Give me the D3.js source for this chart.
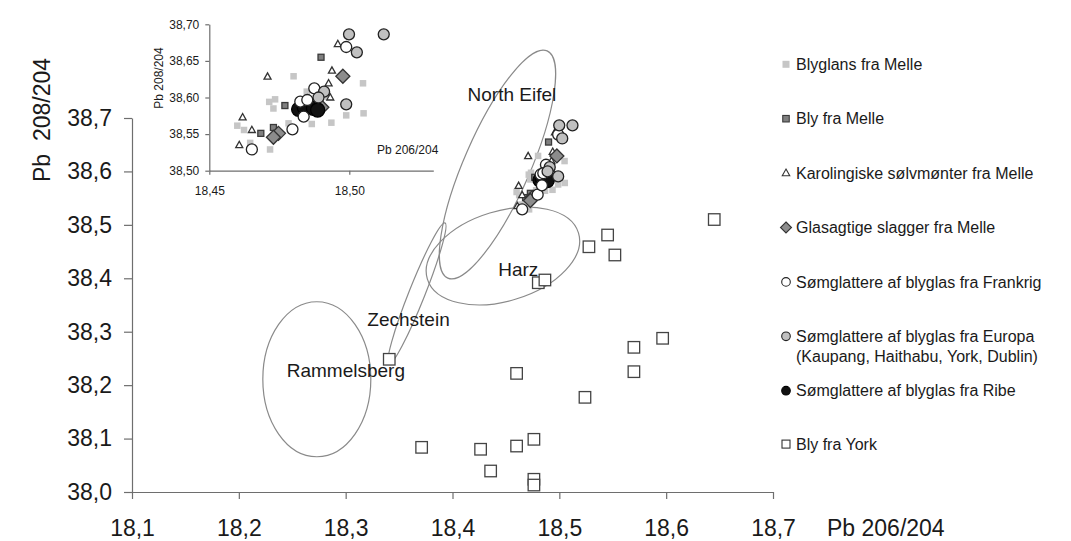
<!DOCTYPE html>
<html><head><meta charset="utf-8">
<script src="https://cdn.jsdelivr.net/npm/d3@7/dist/d3.min.js"></script>
<style>
html,body{margin:0;padding:0;background:#fff;}
svg{display:block;font-family:"Liberation Sans",Arial,sans-serif;}
</style></head>
<body>
<script>
// ---------- data ----------
const blyglansX = [18.4600,18.4624,18.4646,18.4717,18.4801,18.4714,18.4735,18.4729,18.4848,18.4866,18.4936,18.4989,18.5049,18.5051,18.4783,18.4924];
const blyglansY = [38.5615,38.5556,38.538,38.529,38.629,38.594,38.5975,38.585,38.608,38.5638,38.5656,38.5756,38.6194,38.5784,38.5647,38.601];
const blyMelleX = [18.4899,18.4770,18.4684,18.4729];
const blyMelleY = [38.655,38.589,38.551,38.559];
const moenterX = [18.4959,18.4708,18.4619,18.4652,18.4607,18.4938,18.4926,18.4932];
const moenterY = [38.673,38.6285,38.5729,38.5556,38.535,38.6367,38.6194,38.600];
const slaggerX = [18.4977,18.4747,18.4729,18.4902];
const slaggerY = [38.629,38.551,38.5456,38.5866];
const ribeX = [18.4819,18.4839,18.4872,18.4887];
const ribeY = [38.5838,38.5866,38.5852,38.5829];
const frankrigX = [18.4989,18.4875,18.4652,18.4797,18.4825,18.4837,18.4850];
const frankrigY = [38.669,38.6125,38.529,38.5565,38.5943,38.5738,38.5966];
const europaX = [18.4999,18.5123,18.5027,18.4989,18.4910,18.4890];
const europaY = [38.6863,38.6863,38.6617,38.5907,38.608,38.600];
const yorkX = [18.5277,18.5452,18.552,18.4803,18.4865,18.3408,18.5967,18.5698,18.5698,18.46,18.524,18.3711,18.4263,18.46,18.4762,18.4357,18.4762,18.4762,18.645];
const yorkY = [38.459,38.481,38.4436,38.3917,38.3968,38.2484,38.2877,38.2708,38.2252,38.222,38.1772,38.0836,38.080,38.086,38.0986,38.0393,38.0238,38.013,38.51];

const mainXTicks = [18.1,18.2,18.3,18.4,18.5,18.6,18.7];
const mainYTicks = [38.0,38.1,38.2,38.3,38.4,38.5,38.6,38.7];
const insetXTicks = [18.45,18.50];
const insetYTicks = [38.50,38.55,38.60,38.65,38.70];

const legendLabels = [
  ["Blyglans fra Melle"],
  ["Bly fra Melle"],
  ["Karolingiske sølvmønter fra Melle"],
  ["Glasagtige slagger fra Melle"],
  ["Sømglattere af blyglas fra Frankrig"],
  ["Sømglattere af blyglas fra Europa","(Kaupang, Haithabu, York, Dublin)"],
  ["Sømglattere af blyglas fra Ribe"],
  ["Bly fra York"]
];

// ellipses: name, centre (data), semi axes (px), rotation (deg), label position (data)
const regionNames = ["North Eifel","Harz","Zechstein","Rammelsberg"];
const regionCx = [18.4421,18.4472,18.3667,18.273];
const regionCy = [38.613,38.4417,38.3715,38.211];
const regionRx = [33,79,8,54];
const regionRy = [124,45,76,77.5];
const regionRot = [23.6,-17,21.7,0];
const regionLabelX = [18.4141,18.4428,18.3203,18.2448];
const regionLabelY = [38.7310,38.4049,38.3112,38.2161];

// ---------- layout ----------
const W = 1071, H = 541;
const svg = d3.select("body").append("svg").attr("width",W).attr("height",H);

const x = d3.scaleLinear().domain([18.1,18.7]).range([132,773]);
const y = d3.scaleLinear().domain([38.0,38.7]).range([492,118]);
const xi = d3.scaleLinear().domain([18.45,18.53]).range([209.3,433.3]);
const yi = d3.scaleLinear().domain([38.5,38.7]).range([170.7,24.3]);

const comma = (d,n)=>d.toFixed(n).replace(".",",");
const axisColor = "#6e6e6e";

function styleAxis(g, fs){
  g.select(".domain").attr("stroke",axisColor).attr("stroke-width",1.2);
  g.selectAll(".tick line").attr("stroke",axisColor).attr("stroke-width",1.2);
  g.selectAll(".tick text").attr("fill","#1a1a1a").style("font-size",fs+"px").style("font-family","'Liberation Sans',Arial,sans-serif");
}

// main axes
const gx = svg.append("g").attr("transform","translate(0,492)")
  .call(d3.axisBottom(x).tickValues(mainXTicks).tickSize(7).tickSizeOuter(0).tickPadding(21).tickFormat(d=>comma(d,1)));
styleAxis(gx,23);
const gy = svg.append("g").attr("transform","translate(132,0)")
  .call(d3.axisLeft(y).tickValues(mainYTicks).tickSize(8).tickSizeOuter(0).tickPadding(12).tickFormat(d=>comma(d,1)));
styleAxis(gy,23);

svg.append("text").attr("x",827).attr("y",536).attr("font-size",23).attr("fill","#1a1a1a").text("Pb 206/204");
svg.append("text").attr("transform","translate(50,120) rotate(-90)").attr("text-anchor","middle")
  .attr("font-size",23).attr("fill","#1a1a1a").style("white-space","pre").text("Pb  208/204");

// ellipses
regionNames.forEach((n,i)=>{
  const cx = x(regionCx[i]), cy = y(regionCy[i]);
  svg.append("ellipse").attr("cx",0).attr("cy",0).attr("rx",regionRx[i]).attr("ry",regionRy[i])
    .attr("transform",`translate(${cx},${cy}) rotate(${regionRot[i]})`)
    .attr("fill","none").attr("stroke","#8a8a8a").attr("stroke-width",1.2);
});
regionNames.forEach((n,i)=>{
  svg.append("text").attr("x",x(regionLabelX[i])).attr("y",y(regionLabelY[i])).attr("font-size",19).attr("fill","#1a1a1a").text(n);
});

// inset axes
const gxi = svg.append("g").attr("transform","translate(0,170.7)")
  .call(d3.axisBottom(xi).tickValues(insetXTicks).tickSize(4).tickSizeOuter(0).tickPadding(12).tickFormat(d=>comma(d,2)));
styleAxis(gxi,12);
const gyi = svg.append("g").attr("transform","translate(209.3,0)")
  .call(d3.axisLeft(yi).tickValues(insetYTicks).tickSize(4).tickSizeOuter(0).tickPadding(6).tickFormat(d=>comma(d,2)));
styleAxis(gyi,12);
svg.append("text").attr("x",377).attr("y",154).attr("font-size",12).attr("fill","#1a1a1a").text("Pb 206/204");
svg.append("text").attr("transform","translate(163,78) rotate(-90)").attr("text-anchor","middle")
  .attr("font-size",12).attr("fill","#1a1a1a").text("Pb 208/204");

// ---------- markers ----------
const series = [
  {xs:blyglansX, ys:blyglansY, shape:"square", fill:"#c6c6c6", stroke:"none", s:6.5},
  {xs:blyMelleX, ys:blyMelleY, shape:"square", fill:"#7f7f7f", stroke:"#3a3a3a", s:6},
  {xs:moenterX, ys:moenterY, shape:"triangle", fill:"#fff", stroke:"#333", s:7},
  {xs:slaggerX, ys:slaggerY, shape:"diamond", fill:"#8c8c8c", stroke:"#333", s:7},
  {xs:ribeX, ys:ribeY, shape:"circle", fill:"#111", stroke:"#000", s:7},
  {xs:frankrigX, ys:frankrigY, shape:"circle", fill:"#fff", stroke:"#222", s:5.5},
  {xs:europaX, ys:europaY, shape:"circle", fill:"#c0c0c0", stroke:"#222", s:5.5},
  {xs:yorkX, ys:yorkY, shape:"square", fill:"#fff", stroke:"#444", s:11.5}
];

function drawMarker(g, shape, cx, cy, s, fill, stroke, sw){
  if(shape==="square"){
    g.append("rect").attr("x",cx-s/2).attr("y",cy-s/2).attr("width",s).attr("height",s)
      .attr("fill",fill).attr("stroke",stroke).attr("stroke-width",sw);
  } else if(shape==="circle"){
    g.append("circle").attr("cx",cx).attr("cy",cy).attr("r",s).attr("fill",fill).attr("stroke",stroke).attr("stroke-width",sw);
  } else if(shape==="diamond"){
    g.append("path").attr("d",`M${cx},${cy-s}L${cx+s},${cy}L${cx},${cy+s}L${cx-s},${cy}Z`)
      .attr("fill",fill).attr("stroke",stroke).attr("stroke-width",sw);
  } else if(shape==="triangle"){
    const h = s*0.9;
    g.append("path").attr("d",`M${cx},${cy-h*0.6}L${cx+s/2},${cy+h*0.4}L${cx-s/2},${cy+h*0.4}Z`)
      .attr("fill",fill).attr("stroke",stroke).attr("stroke-width",sw);
  }
}

const gMain = svg.append("g");
series.forEach(se=>{
  se.xs.forEach((v,i)=>drawMarker(gMain, se.shape, x(v), y(se.ys[i]), se.s, se.fill, se.stroke, 1.3));
});
const gInset = svg.append("g");
series.slice(0,7).forEach(se=>{
  se.xs.forEach((v,i)=>drawMarker(gInset, se.shape, xi(v), yi(se.ys[i]), se.s, se.fill, se.stroke, 1.3));
});

// ---------- legend ----------
const legY0 = 64.3, legStep = 54.4;
const legShapes = [
  {shape:"square", fill:"#c6c6c6", stroke:"none", s:7},
  {shape:"square", fill:"#7f7f7f", stroke:"#3a3a3a", s:6.5},
  {shape:"triangle", fill:"#fff", stroke:"#333", s:7.5},
  {shape:"diamond", fill:"#8c8c8c", stroke:"#333", s:5.5},
  {shape:"circle", fill:"#fff", stroke:"#222", s:4.3},
  {shape:"circle", fill:"#c0c0c0", stroke:"#222", s:4.3},
  {shape:"circle", fill:"#111", stroke:"#000", s:4.3},
  {shape:"square", fill:"#fff", stroke:"#333", s:8}
];
const gLeg = svg.append("g");
legendLabels.forEach((lines,i)=>{
  const cy = legY0 + i*legStep - (i===7?1:0);
  const sh = legShapes[i];
  drawMarker(gLeg, sh.shape, 786, cy, sh.s, sh.fill, sh.stroke, 1.1);
  lines.forEach((t,j)=>{
    gLeg.append("text").attr("x",796).attr("y",cy+5.6+j*20).attr("font-size",16).attr("fill","#1a1a1a").text(t);
  });
});
</script>
</body></html>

|---|

### Description of the task
Take the lines from the start of the material to the line with "const insetYTicks = [38.50,38.55,38.60,38.65,38.70];", both included, and transcribe them exactly without the pictures.

### Result below
Give me the D3.js source for this chart.
<!DOCTYPE html>
<html><head><meta charset="utf-8">
<script src="https://cdn.jsdelivr.net/npm/d3@7/dist/d3.min.js"></script>
<style>
html,body{margin:0;padding:0;background:#fff;}
svg{display:block;font-family:"Liberation Sans",Arial,sans-serif;}
</style></head>
<body>
<script>
// ---------- data ----------
const blyglansX = [18.4600,18.4624,18.4646,18.4717,18.4801,18.4714,18.4735,18.4729,18.4848,18.4866,18.4936,18.4989,18.5049,18.5051,18.4783,18.4924];
const blyglansY = [38.5615,38.5556,38.538,38.529,38.629,38.594,38.5975,38.585,38.608,38.5638,38.5656,38.5756,38.6194,38.5784,38.5647,38.601];
const blyMelleX = [18.4899,18.4770,18.4684,18.4729];
const blyMelleY = [38.655,38.589,38.551,38.559];
const moenterX = [18.4959,18.4708,18.4619,18.4652,18.4607,18.4938,18.4926,18.4932];
const moenterY = [38.673,38.6285,38.5729,38.5556,38.535,38.6367,38.6194,38.600];
const slaggerX = [18.4977,18.4747,18.4729,18.4902];
const slaggerY = [38.629,38.551,38.5456,38.5866];
const ribeX = [18.4819,18.4839,18.4872,18.4887];
const ribeY = [38.5838,38.5866,38.5852,38.5829];
const frankrigX = [18.4989,18.4875,18.4652,18.4797,18.4825,18.4837,18.4850];
const frankrigY = [38.669,38.6125,38.529,38.5565,38.5943,38.5738,38.5966];
const europaX = [18.4999,18.5123,18.5027,18.4989,18.4910,18.4890];
const europaY = [38.6863,38.6863,38.6617,38.5907,38.608,38.600];
const yorkX = [18.5277,18.5452,18.552,18.4803,18.4865,18.3408,18.5967,18.5698,18.5698,18.46,18.524,18.3711,18.4263,18.46,18.4762,18.4357,18.4762,18.4762,18.645];
const yorkY = [38.459,38.481,38.4436,38.3917,38.3968,38.2484,38.2877,38.2708,38.2252,38.222,38.1772,38.0836,38.080,38.086,38.0986,38.0393,38.0238,38.013,38.51];

const mainXTicks = [18.1,18.2,18.3,18.4,18.5,18.6,18.7];
const mainYTicks = [38.0,38.1,38.2,38.3,38.4,38.5,38.6,38.7];
const insetXTicks = [18.45,18.50];
const insetYTicks = [38.50,38.55,38.60,38.65,38.70];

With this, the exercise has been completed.